Which means - we can try to teach them all sorts of things, but nothing speaks as loudly as how they are treated.
The closer they are to NT, the more this works... somehow, extreme difficult children aren't quite that way.
But for a kid like J, who "gets it" but can't quite "do it" consistently... there is nothing like consistent modelling of the desired behaviour.

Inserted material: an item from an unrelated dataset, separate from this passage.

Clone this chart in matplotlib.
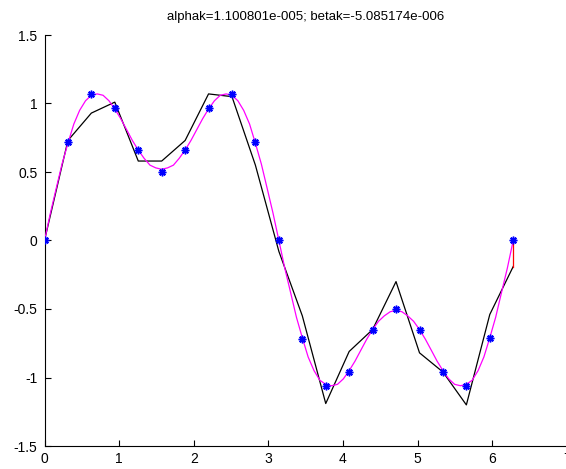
import matplotlib
matplotlib.use('Agg')
import matplotlib.pyplot as plt

plt.rcParams['font.family'] = ['Liberation Sans', 'DejaVu Sans']

title_text = 'alphak=1.100801e-005; betak=-5.085174e-006'

# sample points (blue stars)
xk = [0.000, 0.314, 0.628, 0.942, 1.257, 1.571, 1.885, 2.199, 2.513, 2.827, 3.142,
      3.456, 3.770, 4.084, 4.398, 4.712, 5.027, 5.341, 5.655, 5.969, 6.283]
yk = [0.00, 0.72, 1.07, 0.97, 0.66, 0.50, 0.66, 0.97, 1.07, 0.72, 0.00,
      -0.72, -1.06, -0.96, -0.65, -0.50, -0.65, -0.96, -1.06, -0.71, 0.00]

# black polyline, same x positions
yblack = [0.00, 0.73, 0.93, 1.01, 0.58, 0.58, 0.73, 1.07, 1.05, 0.55, -0.08,
          -0.55, -1.19, -0.81, -0.65, -0.30, -0.82, -0.96, -1.20, -0.54, -0.19]

# magenta smooth curve
xmag = [0.000, 0.079, 0.157, 0.236, 0.314, 0.393, 0.471, 0.550, 0.628, 0.707,
        0.785, 0.864, 0.942, 1.021, 1.100, 1.178, 1.257, 1.335, 1.414, 1.492,
        1.571, 1.649, 1.728, 1.806, 1.885, 1.963, 2.042, 2.121, 2.199, 2.278,
        2.356, 2.435, 2.513, 2.592, 2.670, 2.749, 2.827, 2.906, 2.985, 3.063,
        3.142, 3.220, 3.299, 3.377, 3.456, 3.534, 3.613, 3.691, 3.770, 3.848,
        3.927, 4.006, 4.084, 4.163, 4.241, 4.320, 4.398, 4.477, 4.555, 4.634,
        4.712, 4.791, 4.869, 4.948, 5.027, 5.105, 5.184, 5.262, 5.341, 5.419,
        5.498, 5.576, 5.655, 5.733, 5.812, 5.890, 5.969, 6.048, 6.126, 6.205,
        6.283]
ymag = [0.00, 0.20, 0.38, 0.56, 0.71, 0.85, 0.95, 1.02, 1.06, 1.07,
        1.06, 1.02, 0.96, 0.89, 0.81, 0.73, 0.66, 0.60, 0.55, 0.53,
        0.52, 0.53, 0.55, 0.60, 0.66, 0.73, 0.81, 0.89, 0.96, 1.02,
        1.06, 1.07, 1.06, 1.02, 0.95, 0.85, 0.71, 0.56, 0.38, 0.20,
        0.00, -0.20, -0.38, -0.56, -0.71, -0.85, -0.95, -1.02, -1.05, -1.06,
        -1.05, -1.01, -0.95, -0.88, -0.80, -0.72, -0.65, -0.59, -0.55, -0.52,
        -0.51, -0.52, -0.55, -0.59, -0.65, -0.72, -0.80, -0.88, -0.95, -1.01,
        -1.05, -1.06, -1.05, -1.02, -0.95, -0.85, -0.71, -0.56, -0.38, -0.20,
        0.00]

# red closing segment at the end
xred = [6.283, 6.283]
yred = [-0.19, 0.00]

xticks = [0, 1, 2, 3, 4, 5, 6, 7]
yticks = [-1.5, -1, -0.5, 0, 0.5, 1, 1.5]
yticklabels = ['-1.5', '-1', '-0.5', '0', '0.5', '1', '1.5']

fig = plt.figure(figsize=(5.66, 4.69), dpi=100)
ax = fig.add_axes([44.5/566, 23/469, 522.2/566, 411/469])

ax.plot(xk, yblack, color='black', lw=0.9, zorder=2)
ax.plot(xmag, ymag, color='#ff00ff', lw=0.9, zorder=3)
ax.plot(xred, yred, color='red', lw=0.9, zorder=3)
ax.plot(xk, yk, ls='none', marker=(8, 2, 0), color='blue', ms=5.5, mew=1.1, zorder=4)

ax.set_xlim(0, 7)
ax.set_ylim(-1.5, 1.5)
ax.set_xticks(xticks)
ax.set_xticklabels([str(t) for t in xticks])
ax.set_yticks(yticks)
ax.set_yticklabels(yticklabels)
ax.tick_params(direction='in', length=4, width=0.8, labelsize=10, colors='black')
ax.tick_params(axis='y', pad=5)
ax.tick_params(axis='x', pad=4)
ax.spines['top'].set_visible(False)
ax.spines['right'].set_visible(False)
for s in ['left', 'bottom']:
    ax.spines[s].set_linewidth(0.8)

fig.text(306/566, 1 - 17/469, title_text, ha='center', va='center', fontsize=9.5)

fig.savefig('out.png', dpi=100)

(how's that for pressure?!)
 

Malika

Well-Known Member
Actually, last couple of days I've really been thinking I need to help coach J about social things. I agree - I think how I myself behave and interact with J is probably really vital. Because he needs all the help with this that he can get. If anything tells me that J has ADHD, actually, this is it... I've done a bit of investigation on the net and there is SO much stuff about how ADHD kid have trouble with peers and social relationships. And many of the articles seem to describe J to a T - aggressive, dominating, impulsive in their relationships. I do see him getting into a negative pattern with relationships and it is SO vital to avoid this. Part of me does not want to behave as if J is a special case, needing "charity" but if the goal is to help him make and keep friends, I think I need to do all I can - so if we are still at the village school in September I think I might go and see a couple of the parents of the kids J plays with at school and, if it feels right, explain that J has probable ADHD and that I'd like to invite their kids regularly to the house to help him play co-operatively, under supervision. At the moment, J just doesn't get invited to other kids' houses - because, presumably, the other parents don't want the noise, hyperactivity, etc. But I have to take action to stop J feeling like he's got the plague or something...
I did actually talk to him this morning about the things you do to keep friends, and how important friends are in making you feel happy and good about yourself. I don't know what effect, if any, it can have because of course the problem is not really what he knows but the impulses he has in the moment... but it can't do any harm to spell it out to him. And I will talk about this to the psychiatrist when I see her in July and say this is my main concern with J, the social problems.